The board of directors of the Company (Board) is committed to maintaining high standards of corporate governance. The Company will ensure that it complies, and intends to continue to comply, with the relevant principles and provisions of the UK Corporate Governance Code 2024 (Code) and will report to its shareholders on its compliance with the Code.
The Code recommends that at least half the board of directors of a UK listed company, excluding the chair, should comprise non-executive directors determined by the board of directors to be independent in character and judgement and free from relationships or circumstances which may affect, or could appear to affect, the director's judgement (Independent Non-Executive Directors). The Board consists of the Chair, two Independent Non-Executive Directors and the two Executive Directors.
The Company regards all of its non-executive directors as independent pursuant to the Code. Simon Cooper has been a non-executive director of The Beauty Tech Group Trading Limited since 1 March 2017 and Project Glow Topco Limited since 5 November 2021, both UK subsidiaries in the Company's group (Group). As such, Simon Cooper will have served as a non-executive director for nine years in March 2026. Therefore, the Board intends to keep this under review in the context of the overall Board composition and the provisions of the Code. It is currently expected that an additional independent non-executive director will be added to the Board before March 2026. The Board considers that this is an appropriate plan for an orderly phasing of Board succession, alongside ensuring the right size, experience and composition for the Board of an agile and entrepreneurially led business.
The Code recommends that the board of directors of a UK listed company should appoint one of its Independent Non-Executive Directors to be the senior independent director (SID) to provide a sounding board for the Chair and to serve as an intermediary for the other directors when necessary. The SID should be available to shareholders if they have concerns which contact through the normal channels of the chair or the executive directors has failed to resolve, or for which such channel of communication is inappropriate. The Company's SID is Simon Cooper.
The Code further recommends that directors should be subject to annual re-election. The Company intends to comply with this recommendation.

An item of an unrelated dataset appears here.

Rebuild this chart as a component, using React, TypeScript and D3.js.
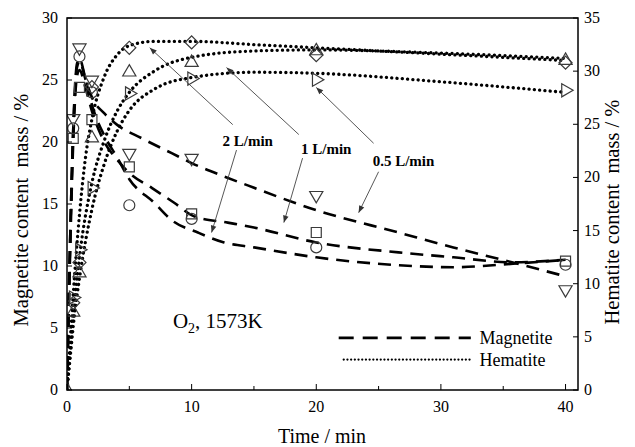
import React from "react";
import * as d3 from "d3";

// measured markers, magnetite (left axis)
const magTimes = [0.5, 1, 2, 5, 10, 20, 40];
const magCircle = [21.1, 26.9, 24.0, 14.9, 13.8, 11.5, 10.1]; // 2 L/min
const magSquare = [20.3, 24.4, 21.8, 18.0, 14.2, 12.7, 10.4]; // 1 L/min
const magDown = [21.9, 27.6, 25.0, 19.1, 18.7, 15.7, 8.1]; // 0.5 L/min

// measured markers, hematite (right axis)
const hemTimes = [0, 0.5, 1, 2, 5, 10, 20, 40];
const hemDiamond = [null, 8.2, 12.0, 28.5, 32.2, 32.7, 31.5, 30.8]; // 2 L/min
const hemUp = [0, 7.3, 11.0, 23.7, 29.9, 30.8, 31.9, 31.0]; // 1 L/min
const hemRight = [null, 8.7, 13.2, 19.0, 27.9, 29.3, 29.2, 28.2]; // 0.5 L/min

// fitted curves, magnetite
const fitMag2T = [0, 0.25, 0.5, 0.8, 1, 1.5, 2, 3, 4, 5, 7, 8.4, 10.5, 12.6, 15, 20, 26, 31, 36, 40];
const fitMag2V = [0, 12, 21, 26.3, 26.7, 25, 23, 20.5, 18.8, 17, 15.1, 13.7, 12.7, 11.9, 11.5, 10.7, 10.1, 9.9, 10.2, 10.5];
const fitMag1T = [0, 0.25, 0.5, 0.8, 1, 1.5, 2, 3, 4, 5, 6.8, 8.6, 10.2, 12.9, 15, 20, 26.6, 31, 35.7, 40];
const fitMag1V = [0, 11, 20, 25.3, 25.8, 24.3, 22.5, 20, 18.6, 17.5, 16.3, 15.1, 14.0, 13.5, 13.1, 11.9, 11.1, 10.7, 10.3, 10.5];
const fitMag05T = [0, 0.25, 0.5, 0.8, 1, 1.5, 2, 3, 4, 6, 8.4, 10, 12.4, 14.5, 20, 26.6, 31, 35.7, 39.5];
const fitMag05V = [0, 12, 21, 26, 26.5, 25, 23.6, 22.3, 21.4, 20.3, 19.1, 18.3, 17.3, 16.5, 14.5, 12.7, 11.5, 10.3, 9.3];

// fitted curves, hematite
const fitHem2T = [0, 0.25, 0.5, 1, 1.5, 2, 3, 4, 5, 7, 10, 15, 20, 30, 40];
const fitHem2V = [0, 4.5, 9, 16.5, 22, 25.5, 29.5, 31.5, 32.4, 32.8, 32.8, 32.5, 32.2, 31.6, 31.0];
const fitHem1T = [0, 0.25, 0.5, 1, 2, 3, 4, 5, 7, 10, 15, 20, 30, 40];
const fitHem1V = [0, 3.5, 7, 12.5, 19.5, 23.5, 26.2, 28, 30, 31.3, 31.9, 32.0, 31.7, 31.2];
const fitHem05T = [0, 0.25, 0.5, 1, 2, 3, 4, 5, 7, 10, 15, 20, 30, 40];
const fitHem05V = [0, 3, 6, 10.5, 17, 21.3, 24.3, 26.3, 28.3, 29.4, 29.9, 29.8, 29.0, 28.0];

const xTicks = [0, 10, 20, 30, 40];
const xMinor = [5, 15, 25, 35];
const leftTicks = [0, 5, 10, 15, 20, 25, 30];
const rightTicks = [0, 5, 10, 15, 20, 25, 30, 35];

// annotations in (time, magnetite %) units
const flowLabels = [
  { text: "2 L/min", t: 14.5, v: 19.7 },
  { text: "1 L/min", t: 20.8, v: 19.0 },
  { text: "0.5 L/min", t: 27.0, v: 18.1 },
];
const arrows = [
  [13.3, 21.4, 6.64, 27.6],
  [13.6, 19.35, 11.6, 12.7],
  [18.6, 20.6, 12.8, 26.0],
  [18.9, 18.7, 17.4, 13.5],
  [24.6, 19.9, 20.0, 24.4],
  [25.0, 17.6, 23.4, 14.3],
];

const width = 635;
const height = 447;
const margin = { top: 18, right: 57, bottom: 57, left: 67 };
const serif = { fontFamily: "'Liberation Serif', 'Times New Roman', Times, serif" };

export default function App() {
  const x = d3.scaleLinear().domain([0, 41]).range([margin.left, width - margin.right]);
  const yL = d3.scaleLinear().domain([0, 30]).range([height - margin.bottom, margin.top]);
  const yR = d3.scaleLinear().domain([0, 35]).range([height - margin.bottom, margin.top]);
  const x0 = x(0), x1 = x(41), yb = yL(0), yt = yL(30);

  const lineL = d3.line<[number, number]>().x(d => x(d[0])).y(d => yL(d[1])).curve(d3.curveMonotoneX);
  const lineR = d3.line<[number, number]>().x(d => x(d[0])).y(d => yR(d[1])).curve(d3.curveMonotoneX);
  const zip = (t: number[], v: number[]) => t.map((d, i) => [d, v[i]] as [number, number]);

  const dash = "13 8";
  const dot = "0.1 5.2";

  const symPath = (type: d3.SymbolType, size: number) => d3.symbol().type(type).size(size)() as string;
  const circ = symPath(d3.symbolCircle, 95);
  const sq = symPath(d3.symbolSquare, 100);
  const dia = symPath(d3.symbolSquare, 85);
  const tri = symPath(d3.symbolTriangle, 75);

  const markers = (
    times: number[],
    vals: (number | null)[],
    y: d3.ScaleLinear<number, number>,
    path: string,
    rot: number,
    key: string
  ) =>
    times.map((t, i) =>
      vals[i] == null ? null : (
        <path
          key={key + i}
          d={path}
          transform={`translate(${x(t)},${y(vals[i] as number)}) rotate(${rot})`}
          fill="none"
          stroke="#3a3a3a"
          strokeWidth={1.2}
        />
      )
    );

  return (
    <svg width={width} height={height} style={{ position: "absolute", left: 0, top: 0, background: "#fff", ...serif }}>
      <defs>
        <marker id="ah" viewBox="0 0 10 10" refX="10" refY="5" markerWidth="9" markerHeight="7" orient="auto" markerUnits="userSpaceOnUse">
          <path d="M0,1 L10,5 L0,9 Z" fill="#333" />
        </marker>
        <clipPath id="plot">
          <rect x={x0} y={yt} width={x1 - x0} height={yb - yt} />
        </clipPath>
      </defs>

      <g clipPath="url(#plot)">
        <path d={lineL(zip(fitMag2T, fitMag2V)) as string} fill="none" stroke="#000" strokeWidth={2.6} strokeDasharray={dash} />
        <path d={lineL(zip(fitMag1T, fitMag1V)) as string} fill="none" stroke="#000" strokeWidth={2.6} strokeDasharray={dash} />
        <path d={lineL(zip(fitMag05T, fitMag05V)) as string} fill="none" stroke="#000" strokeWidth={2.6} strokeDasharray={dash} />
        <path d={lineR(zip(fitHem2T, fitHem2V)) as string} fill="none" stroke="#000" strokeWidth={3.3} strokeDasharray={dot} strokeLinecap="round" />
        <path d={lineR(zip(fitHem1T, fitHem1V)) as string} fill="none" stroke="#000" strokeWidth={3.3} strokeDasharray={dot} strokeLinecap="round" />
        <path d={lineR(zip(fitHem05T, fitHem05V)) as string} fill="none" stroke="#000" strokeWidth={3.3} strokeDasharray={dot} strokeLinecap="round" />

        {markers(magTimes, magCircle, yL, circ, 0, "c")}
        {markers(magTimes, magSquare, yL, sq, 0, "s")}
        {markers(magTimes, magDown, yL, tri, 180, "d")}
        {markers(hemTimes, hemDiamond, yR, dia, 45, "di")}
        {markers(hemTimes, hemUp, yR, tri, 0, "u")}
        {markers(hemTimes, hemRight, yR, tri, 90, "r")}
      </g>

      {arrows.map((a, i) => (
        <line key={"a" + i} x1={x(a[0])} y1={yL(a[1])} x2={x(a[2])} y2={yL(a[3])} stroke="#444" strokeWidth={0.9} markerEnd="url(#ah)" />
      ))}
      {flowLabels.map(l => (
        <text key={l.text} x={x(l.t)} y={yL(l.v)} textAnchor="middle" fontSize={15} fontWeight="bold" style={serif}>
          {l.text}
        </text>
      ))}

      <text x={x(8.5)} y={yL(5.0)} fontSize={21} style={serif}>
        O<tspan fontSize={14} dy={5}>2</tspan>
        <tspan dy={-5}>, 1573K</tspan>
      </text>

      {/* legend */}
      <line x1={x(21.8)} x2={x(32.4)} y1={yL(4.2)} y2={yL(4.2)} stroke="#000" strokeWidth={2.6} strokeDasharray="15 9" />
      <text x={x(33.1)} y={yL(4.2) + 6} fontSize={18} style={serif}>Magnetite</text>
      <line x1={x(22.2)} x2={x(32.4)} y1={yL(2.45)} y2={yL(2.45)} stroke="#000" strokeWidth={2.2} strokeDasharray="0.1 3.6" strokeLinecap="round" />
      <text x={x(33.1)} y={yL(2.45) + 6} fontSize={18} style={serif}>Hematite</text>

      {/* frame */}
      <rect x={x0} y={yt} width={x1 - x0} height={yb - yt} fill="none" stroke="#000" strokeWidth={1.5} />

      {xTicks.map(t => (
        <g key={"x" + t}>
          <line x1={x(t)} x2={x(t)} y1={yb} y2={yb - 6} stroke="#000" strokeWidth={1} />
          <text x={x(t)} y={yb + 22} textAnchor="middle" fontSize={16} style={serif}>{t}</text>
        </g>
      ))}
      {xMinor.map(t => (
        <line key={"xm" + t} x1={x(t)} x2={x(t)} y1={yb} y2={yb - 4} stroke="#000" strokeWidth={1} />
      ))}
      {leftTicks.map(v => (
        <g key={"l" + v}>
          <line x1={x0} x2={x0 + 5} y1={yL(v)} y2={yL(v)} stroke="#000" strokeWidth={1} />
          <text x={x0 - 9} y={yL(v) + 5} textAnchor="end" fontSize={16} style={serif}>{v}</text>
        </g>
      ))}
      {rightTicks.map(v => (
        <g key={"r" + v}>
          <line x1={x1} x2={x1 - 5} y1={yR(v)} y2={yR(v)} stroke="#000" strokeWidth={1} />
          <text x={x1 + 6} y={yR(v) + 5} textAnchor="start" fontSize={16} style={serif}>{v}</text>
        </g>
      ))}

      <text x={322} y={443} textAnchor="middle" fontSize={20} style={serif}>Time / min</text>
      <text transform={`translate(28,${(yt + yb) / 2 + 6}) rotate(-90)`} textAnchor="middle" fontSize={20.5} style={{ ...serif, whiteSpace: "pre" }}>
        {"Magnetite content  mass / %"}
      </text>
      <text transform={`translate(619,${(yt + yb) / 2 + 8}) rotate(-90)`} textAnchor="middle" fontSize={20.5} style={{ ...serif, whiteSpace: "pre" }}>
        {"Hematite content  mass / %"}
      </text>
    </svg>
  );
}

The Board is the principal decision-making body in the Group and recognises its collective role in delivering long-term sustainable success for the Group and its stakeholders. The Board also has ultimate responsibility for the Group's internal control framework and risk management.
The Board has delegated other specific responsibilities to its Committees: the Audit and Risk Committee, Remuneration Committee, Nomination Committee and Disclosure Committee. Each Committee's roles and responsibilities are set out in formal terms of reference, which are determined by the Board.